Since the loop variable (an instance field) i is not declared as volatile, the JIT is allowed to optimise the loop variable i using a CPU register. If this happens, then the JIT will not be required to write the value of the register back to the instance variable i until after the loop has completed.

So, lets's say a thread is executing the above loop and it then get's pre-empted. The newly scheduled thread won't be able to see the latest value of i because the latest value of i is in a register and that register was saved to a thread local execution context. At a minimum the instance field i will need to be declared volatile to force each update of i to be made visible to other threads.

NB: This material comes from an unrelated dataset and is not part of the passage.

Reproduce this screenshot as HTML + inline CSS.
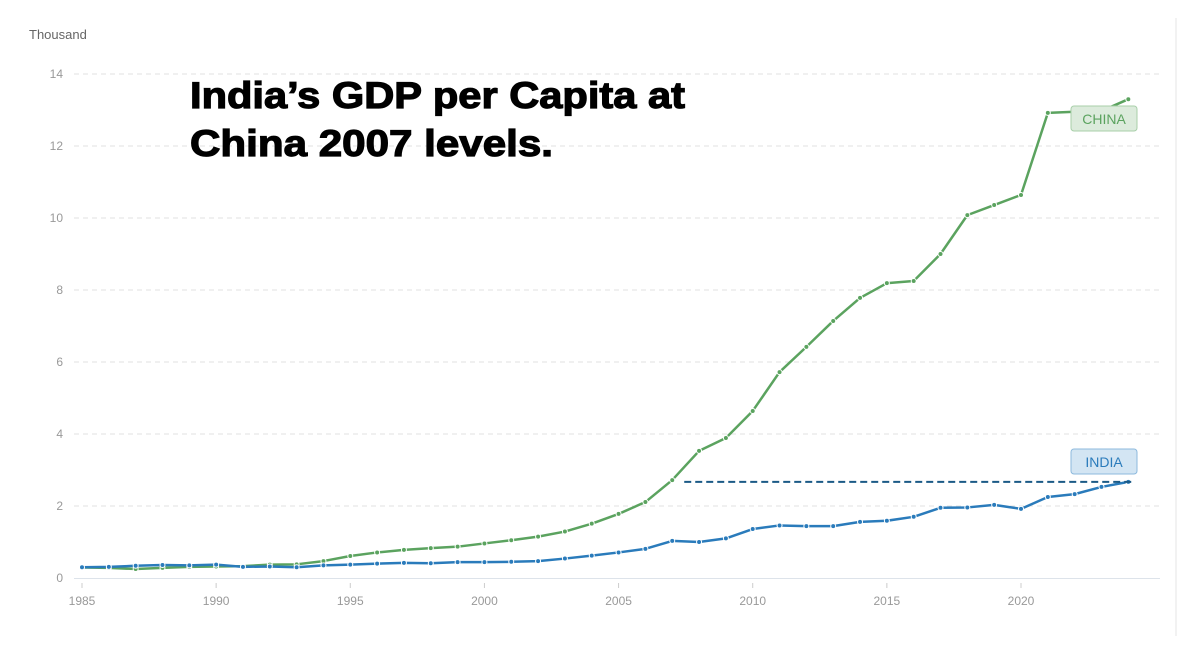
<!DOCTYPE html>
<html><head><meta charset="utf-8"><style>
body{margin:0;background:#fff;width:1180px;height:656px;overflow:hidden;font-family:"Liberation Sans",sans-serif}
svg{position:absolute;left:0;top:0}
</style></head><body>
<svg id="chart" width="1180" height="656" viewBox="0 0 1180 656">
<line x1="1176" y1="18" x2="1176" y2="636" stroke="#e6e6e6" stroke-width="1"/>
<text x="29" y="39" font-size="13" fill="#666">Thousand</text>
<g id="grid"></g><g id="series"></g>
<text font-size="37" font-weight="bold" fill="#000" stroke="#000" stroke-width="1.2" font-family="Liberation Sans,sans-serif"><tspan x="190" y="108" textLength="495" lengthAdjust="spacingAndGlyphs">India’s GDP per Capita at</tspan><tspan x="190" y="156" textLength="363" lengthAdjust="spacingAndGlyphs">China 2007 levels.</tspan></text>
</svg>
<script>
const years=[];for(let y=1985;y<=2024;y++)years.push(y);
const china=[0.29,0.28,0.25,0.28,0.31,0.32,0.33,0.37,0.38,0.47,0.61,0.71,0.78,0.83,0.87,0.96,1.05,1.15,1.29,1.51,1.78,2.11,2.72,3.53,3.89,4.64,5.72,6.42,7.14,7.78,8.19,8.25,9.0,10.08,10.36,10.64,12.92,12.95,12.97,13.3];
const india=[0.30,0.31,0.34,0.36,0.35,0.37,0.31,0.32,0.30,0.35,0.37,0.40,0.42,0.41,0.44,0.44,0.45,0.47,0.54,0.62,0.71,0.81,1.03,1.00,1.10,1.36,1.46,1.44,1.44,1.56,1.59,1.70,1.95,1.96,2.03,1.92,2.25,2.33,2.53,2.67];
const yTicks=[0,2,4,6,8,10,12,14];
const xTicks=[1985,1990,1995,2000,2005,2010,2015,2020];
const refLevel=2.67, refStart=2007;
const X=y=>82+(y-1985)*(1021-82)/35;
const Y=v=>578-v*36;
const NS="http://www.w3.org/2000/svg";
const grid=document.getElementById('grid'),ser=document.getElementById('series');
function mk(p,tag,a){const e=document.createElementNS(NS,tag);for(const k in a)e.setAttribute(k,a[k]);p.appendChild(e);return e;}
yTicks.forEach(t=>{
 if(t>0){const l=mk(grid,'line',{x1:74,x2:1160,y1:Y(t),y2:Y(t),stroke:'#e2e2e2','stroke-dasharray':'5,4'});
 
 }
 const tx=mk(grid,'text',{x:63,y:Y(t)+4,'font-size':12,fill:'#999','text-anchor':'end'});tx.textContent=t;
 
 
});
const ax=mk(grid,'line',{x1:74,x2:1160,y1:578.5,y2:578.5,stroke:'#dde3ea'});


xTicks.forEach(t=>{
 const l=mk(grid,'line',{x1:X(t),x2:X(t),y1:583,y2:588,stroke:'#ccc'});
 
 
 const tx=mk(grid,'text',{x:X(t),y:605,'font-size':12,fill:'#999','text-anchor':'middle'});tx.textContent=t;
 
 
});
function line(data,color,name){
 const g=mk(ser,'g',{});
 
 
 const p=mk(g,'polyline',{points:data.map((v,i)=>X(years[i])+','+Y(v)).join(' '),fill:'none',stroke:color,'stroke-width':2.5,'stroke-linejoin':'round'});
 
 
 data.forEach((v,i)=>{const c=mk(g,'circle',{cx:X(years[i]),cy:Y(v),r:2.5,fill:color,stroke:'#fff','stroke-width':1});
 
 });
}
line(china,'#5ba35f','china');
line(india,'#2a7bbb','india');
const rl=mk(ser,'line',{x1:X(refStart)+12,x2:X(2024)+3,y1:Y(refLevel),y2:Y(refLevel),stroke:'#1b5a86','stroke-width':2,'stroke-dasharray':'7,4'});


function label(txt,x,y,fill,stroke,color,name){
 const g=mk(ser,'g',{});
 
 
 mk(g,'rect',{x:x,y:y,width:66,height:25,rx:3,fill:fill,stroke:stroke});
 const t=mk(g,'text',{x:x+33,y:y+18,'font-size':14,fill:color,'text-anchor':'middle'});t.textContent=txt;
}
label('CHINA',1071,106,'#dcebdc','#a8cfa9','#5ba35f','china-label');
label('INDIA',1071,449,'#d3e5f3','#8cb9dd','#2a7bbb','india-label');
</script>
</body></html>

The second issue is consistent object state. Take the HashMap in your code as an example, internally it is composed of several non final member variables size, table, threshold and modCount. Where table is an array of Entry that forms a linked list. When a element is put into or removed from the map, two or more of these state variables need to be updated atomically for the state to be consistent. For HashMap this has to be done within a synchronized block or similar for it to be atomic.

For the second issue, you would still experience problems when running on a uniprocessor. This is because the OS or JVM could pre-emptively switch threads while the current thread is part way through executing the put or remove method and then switch to another thread that tries to perform some other operation on the same HashMap.

Imagine what would happen if your EDT thread was in the middle of calling the 'get' method when a pre-emptive thread switch occurs and you get a callback that tries to insert another entry into the map. But this time the map exceeds the load factor causing the map to resized and all the entries to be re-hashed and inserted.